The away side just had no answer throughout the game as the gaps between the Scottish attackers and the defensive line grew ever wider, and Wales found it all too easy to prevent Scotland making ground. In all honesty, the scoreline should have been 34-0.
Release the solo blitzer
While the team blitz was definitively off the menu for Wales on Saturday at the Principality Stadium, the clever use of the solo blitz was a big success in narrowing Scotland’s attacking game when required.
By sending an outside man shooting out of the defensive line on occasion, it created doubt in the mind of playmaker Finn Russell, forcing the fly-half deeper in his first receiver position, and subsequently doing the same to the rest of the attacking line.
Three well timed solo blitzes that all resulted in Scotland either narrowing, being brought down behind the line or turning over possession.
The final clip is a simple one, but it results in a big moment.
Aled Davies solo blitzes out wide, makes the interception, and from the turnover ball Wales go and score in the left corner to secure a bonus-point win. Good defence into strong attack, finally a complete performance in the modern game from Team Wales.
Next week’s game will bring all new challenges, as England will present a different sort of attacking opposition.
The Ford/Farrell 10/12 axis can unlock defences almost at will, with Ben Te’o or Jonathan Joseph outside them and the in-form Anthony Watson on the wing. From the forwards there are threats from Maro Itoje and Sam Simmonds. Mobile yet physical men.

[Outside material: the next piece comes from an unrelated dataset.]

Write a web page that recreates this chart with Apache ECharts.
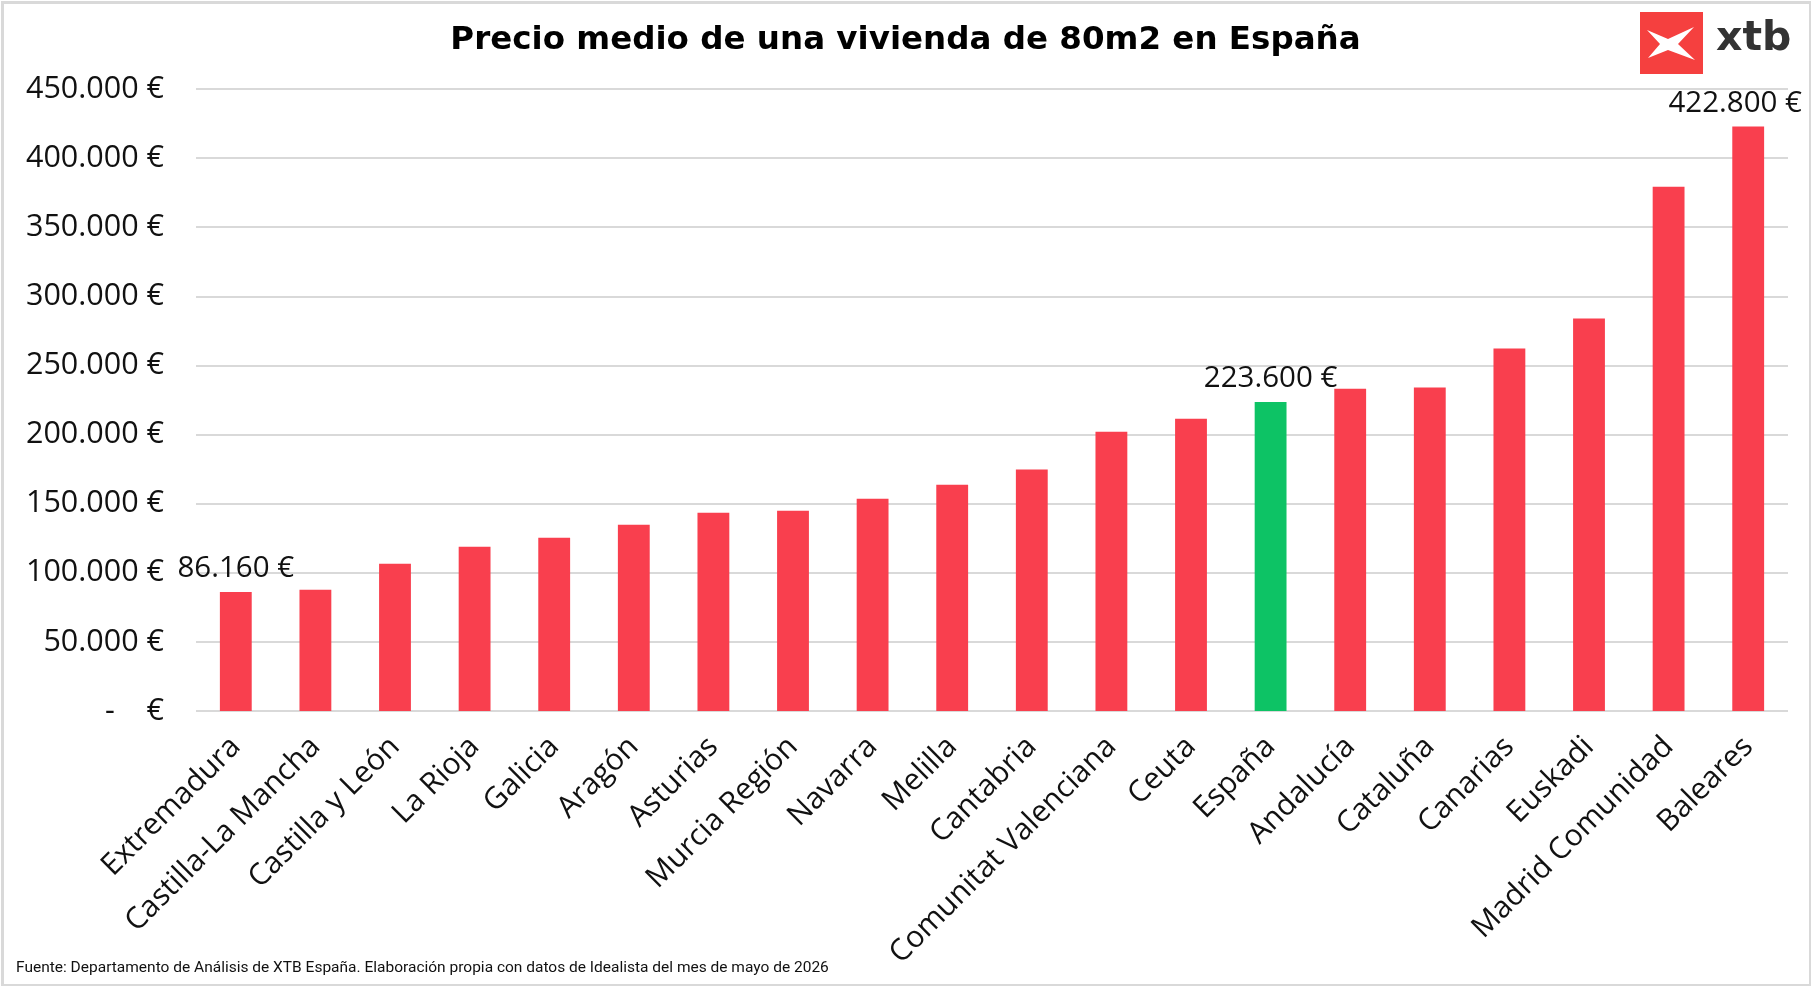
<!DOCTYPE html>
<html>
<head>
<meta charset="utf-8">
<script src="https://cdn.jsdelivr.net/npm/echarts@6/dist/echarts.min.js"></script>
<style>
html,body{margin:0;padding:0;background:#fff;}
#chart{width:1811px;height:986px;}
</style>
</head>
<body>
<div id="chart"></div>
<script>
const categories = ['Extremadura','Castilla-La Mancha','Castilla y León','La Rioja','Galicia','Aragón','Asturias','Murcia Región','Navarra','Melilla','Cantabria','Comunitat Valenciana','Ceuta','España','Andalucía','Cataluña','Canarias','Euskadi','Madrid Comunidad','Baleares'];
const values = [86160, 87800, 106600, 118900, 125400, 134800, 143500, 144900, 153600, 163700, 174750, 202000, 211400, 223600, 233100, 234100, 262300, 283900, 379300, 422800];
const labelledCategories = ['Extremadura','España','Baleares'];
const highlightCategory = 'España';
const titleText = 'Precio medio de una vivienda de 80m2 en España';
const sourceText = 'Fuente: Departamento de Análisis de XTB España. Elaboración propia con datos de Idealista del mes de mayo de 2026';

const RED = '#F93F4E', GREEN = '#0DC365';
const FONT = '"Open Sans"';

function fmtEuro(v){
  if (v === 0) return '-    €';
  return String(Math.round(v)).replace(/\B(?=(\d{3})+(?!\d))/g, '.') + ' €';
}

const chart = echarts.init(document.getElementById('chart'), null, {renderer:'canvas'});
chart.setOption({
  animation:false,
  backgroundColor:'#fff',
  textStyle:{fontFamily:FONT},
  title:{
    text:titleText,
    left:'center', top:19,
    textStyle:{fontFamily:'"DejaVu Sans"', fontWeight:'bold', fontSize:32.5, color:'#000'}
  },
  grid:{left:196, right:23, top:89, bottom:275, containLabel:false},
  xAxis:{
    type:'category',
    data:categories,
    axisLine:{show:false},
    axisTick:{show:false},
    axisLabel:{rotate:45, fontSize:30, color:'#111', fontFamily:FONT, margin:31, interval:0}
  },
  yAxis:{
    type:'value',
    min:0, max:450000, interval:50000,
    axisLine:{show:false},
    axisTick:{show:false},
    splitLine:{lineStyle:{color:'#d9d9d9', width:2}},
    axisLabel:{fontSize:30.5, color:'#111', fontFamily:FONT, margin:32, formatter:fmtEuro}
  },
  series:[{
    type:'bar',
    barWidth:'40%',
    data:categories.map((c,i)=>({
      value:values[i],
      itemStyle:{color: c===highlightCategory ? GREEN : RED},
      label:{show: labelledCategories.includes(c), offset: i===categories.length-1 ? [-13,0] : [0,0]}
    })),
    label:{position:'top', distance:8, fontSize:29.5, color:'#111', fontFamily:FONT, formatter:p=>fmtEuro(p.value)}
  }],
  graphic:[
    {type:'rect', left:0, top:0, shape:{x:1, y:1, width:1808, height:983}, style:{fill:'none', stroke:'#d9d9d9', lineWidth:3}, silent:true},
    {type:'rect', shape:{x:1640, y:12, width:63, height:62}, style:{fill:'#F5403F'}},
    {type:'polygon', shape:{points:[[1647,30],[1668,39],[1694,27],[1678,44],[1695,60],[1668,50],[1648,58],[1660,44]]}, style:{fill:'#fff'}},
    {type:'text', style:{x:1716, y:39, text:'xtb', fill:'#333', font:'bold 41px "DejaVu Sans"', textVerticalAlign:'middle'}},
    {type:'text', style:{x:16, y:968, text:sourceText, fill:'#111', font:'15.5px Roboto', textVerticalAlign:'middle'}}
  ]
});
</script>
</body>
</html>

It will take a spotless defensive shift to nullify the English, with a return to the blitz likely to put pressure on particularly George Ford, with Danny Care inside him. Hopefully not allowing Farrell to get his hands on the ball with space to create outside him.
There’s still points to be taken forward from this performance against Scotland though, as they failed to get on the outside shoulder and properly threaten us out wide. What Wales then do with ball in hand at Twickenham remains to be seen.